Beauty Tools And Products You Shouldn’t Share With Anyone

Like your tweezers!



Sure, you were taught how to share as a child, but there are some things you shouldn’t lend. AT ALL. FOREVER.

Here, we give you six beauty products and tools that you should never share—even with your sister.

Whenever you pluck hair out from your skin, you draw out a microscopic amount of blood. This makes you more prone to catching bacteria and infection. So, if you get your brows shaped in a salon, make sure to ask your aesthetician to disinfect her tools. If you use tweezers yourself, wipe them with alcohol after every use.

Just like tweezers, razors can draw out blood and fluids from your body. That said, bacteria can be left on them even after washing. Infected razors can give you various diseases like hepatitis, staph infection and although highly unlikely, HIV.
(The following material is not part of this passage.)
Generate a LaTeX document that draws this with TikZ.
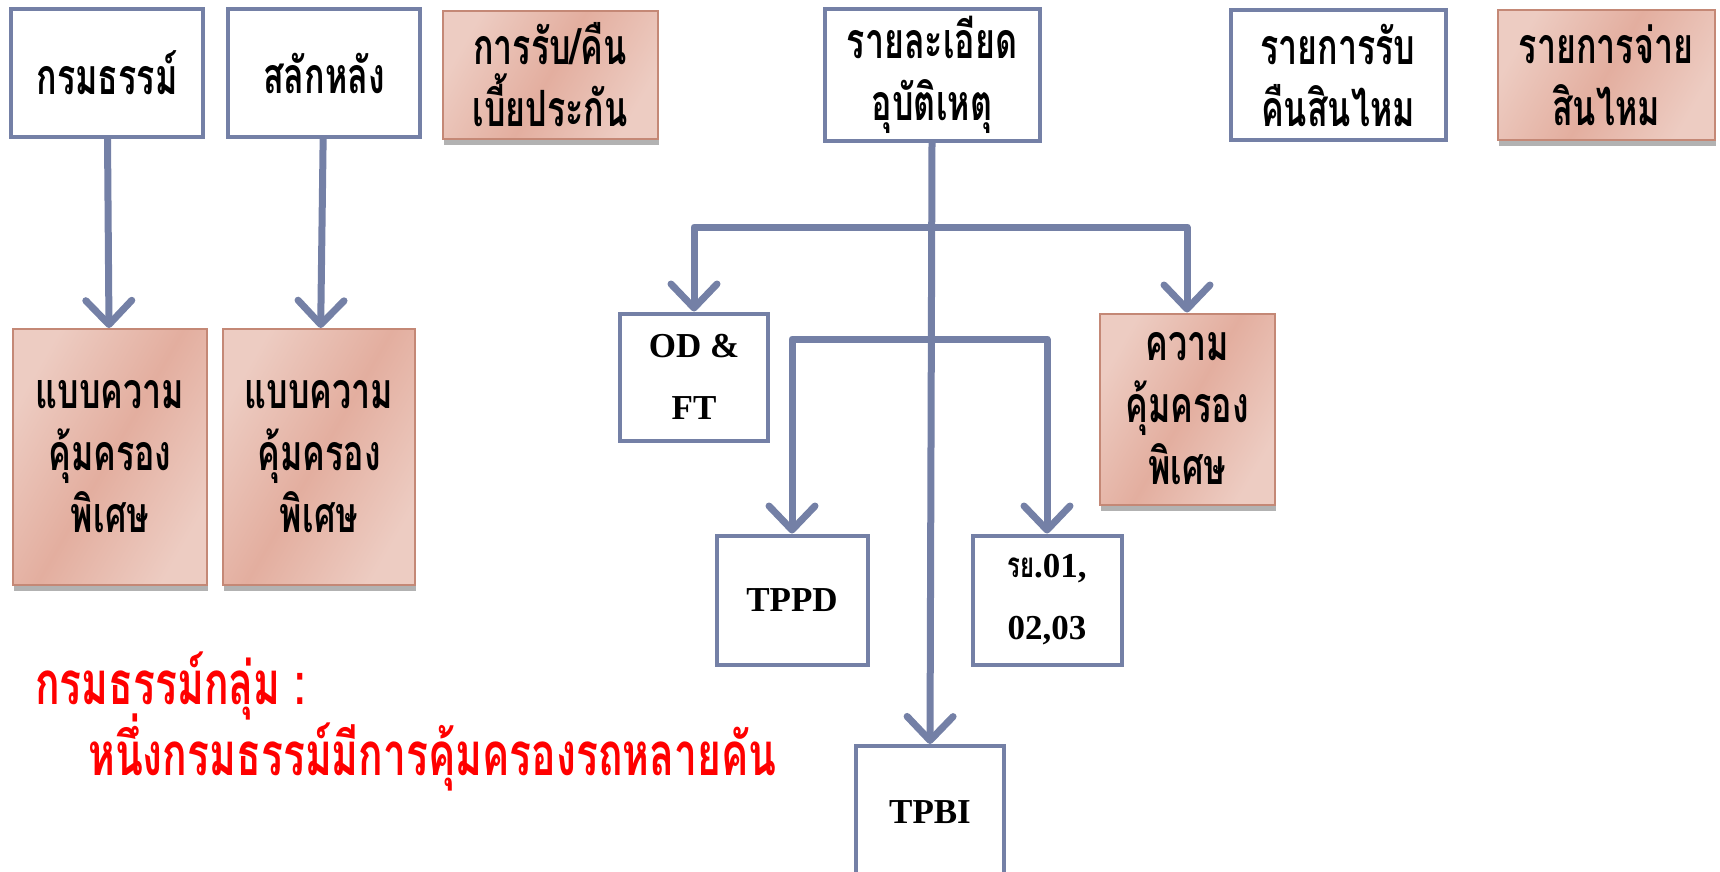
\documentclass[tikz,border=0pt]{standalone}
\usepackage{fontspec}
\setmainfont{Liberation Serif}
\newfontfamily\thaifont[Script=Thai,FakeStretch=0.68]{Loma}
\usetikzlibrary{arrows.meta,shadows}

\definecolor{linienblau}{HTML}{7480A6}
\definecolor{rosahell}{HTML}{EDCCC2}
\definecolor{rosadunkel}{HTML}{E3AE9F}
\definecolor{rosarand}{HTML}{C48876}
\definecolor{signalrot}{HTML}{FF0000}

\newcommand{\engzeilen}{\lineskiplimit=-100pt\relax}

\tikzset{
	kasten/.style={rectangle, align=center, inner sep=0pt,
		font=\thaifont\bfseries\fontsize{50}{62}\selectfont\engzeilen},
	weiss/.style={kasten, draw=linienblau, line width=4pt, fill=white},
	rosa/.style={kasten, draw=rosarand, line width=2pt,
		top color=rosahell, bottom color=rosahell, middle color=rosadunkel,
		shading angle=60,
		drop shadow={shadow xshift=1pt, shadow yshift=-6pt, opacity=0.3, fill=black}},
	latein/.style={font=\bfseries\fontsize{35}{62}\selectfont},
	pfeil/.style={draw=linienblau, line width=7pt, line join=round,
		-{Straight Barb[length=24pt, width=46pt, round]}}
}

\begin{document}
\begin{tikzpicture}[x=1pt, y=-1pt]
	\useasboundingbox (0,0) rectangle (1720,872);

	% obere Reihe
	\node[weiss, minimum width=192pt, minimum height=128pt] (polizze) at (107,73) {กรมธรรม์};
	\node[weiss, minimum width=192pt, minimum height=128pt] (nachtrag) at (324,73) {สลักหลัง};
	\node[rosa, minimum width=215pt, minimum height=128pt] (praemie) at (550,75) {การรับ/คืน\\เบี้ยประกัน};
	\node[weiss, minimum width=215pt, minimum height=131pt] (unfall) at (932,75) {รายละเอียด\\อุบัติเหตุ};
	\node[weiss, minimum width=215pt, minimum height=129pt] (rueckgabe) at (1338,75) {รายการรับ\\คืนสินไหม};
	\node[rosa, minimum width=217pt, minimum height=129pt] (zahlung) at (1606,75) {รายการจ่าย\\สินไหม};

	% Deckungen links
	\node[rosa, minimum width=194pt, minimum height=256pt] (deckung1) at (110,457) {แบบความ\\คุ้มครอง\\พิเศษ};
	\node[rosa, minimum width=192pt, minimum height=256pt] (deckung2) at (319,457) {แบบความ\\คุ้มครอง\\พิเศษ};

	% Baum unter dem Unfall
	\node[weiss, latein, minimum width=148pt, minimum height=127pt] (odft) at (694,377) {OD \&\\FT};
	\node[rosa, minimum width=175pt, minimum height=191pt] (sonder) at (1187,409) {ความ\\คุ้มครอง\\พิเศษ};
	\node[weiss, latein, minimum width=151pt, minimum height=129pt] (tppd) at (792,600) {TPPD};
	\node[weiss, latein, minimum width=149pt, minimum height=129pt] (ry) at (1047,600) {{\thaifont รย}.01,\\02,03};
	\node[weiss, latein, minimum width=148pt, minimum height=132pt] (tpbi) at (930,812) {TPBI};

	% Hinweis
	\node[anchor=north west, align=left, text=signalrot, inner sep=0pt,
		font=\thaifont\bfseries\fontsize{60}{71}\selectfont\engzeilen] (hinweis) at (35,652)
		{กรมธรรม์กลุ่ม :\\\hspace*{53pt}หนึ่งกรมธรรม์มีการคุ้มครองรถหลายคัน};

	% Pfeile
	\draw[pfeil] (polizze) -- (deckung1);
	\draw[pfeil] (nachtrag) -- (deckung2);
	\coordinate (ast1) at (932,227);
	\coordinate (ast2) at (932,339);
	\draw[pfeil] (unfall.south) -- (tpbi.north);
	\draw[pfeil] (ast1) -| (odft.north);
	\draw[pfeil] (ast1) -| (sonder.north);
	\draw[pfeil] (ast2) -| (tppd.north);
	\draw[pfeil] (ast2) -| (ry.north);
\end{tikzpicture}
\end{document}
Creams And Lotions in Jars
Dipping and re-dipping your fingers into your lotions and creams inside jars helps bacteria build up in the product, since the airtight packaging is broken. Introducing a new set of hands to your product will only multiply the bacteria. Instead, scoop small amounts of products weekly into a smaller pot and wash regularly to lessen bacteria build up. You can also buy those small plastic scrapers that you can use to get the product and disinfect after each use.

Remember, the mouth is a very sensitive area prone to infections. The most common bacteria found in lipgloss wands are those that cause cold sores and even herpes. Lipgloss wands sit in closed and moist environments, so there’s really no stopping germs from multiplying once the product has been contaminated.

Think of it this way: Any product that comes into close contact with bodily fluids should NEVER be shared. If your friend didn’t appear to have anything wrong with her eye when you lent her your HG mascara, she might be already carrying bacteria that may eventually give you a pinkeye, conjunctivitis, or even herpes in a couple of weeks.

Makeup Brushes
Your makeup brushes are often damp with products—making them the perfect breeding ground for bacteria. So if your office BFF picks up your favorite brush and uses it to apply her foundation, she’s also transferring germs from your face to hers.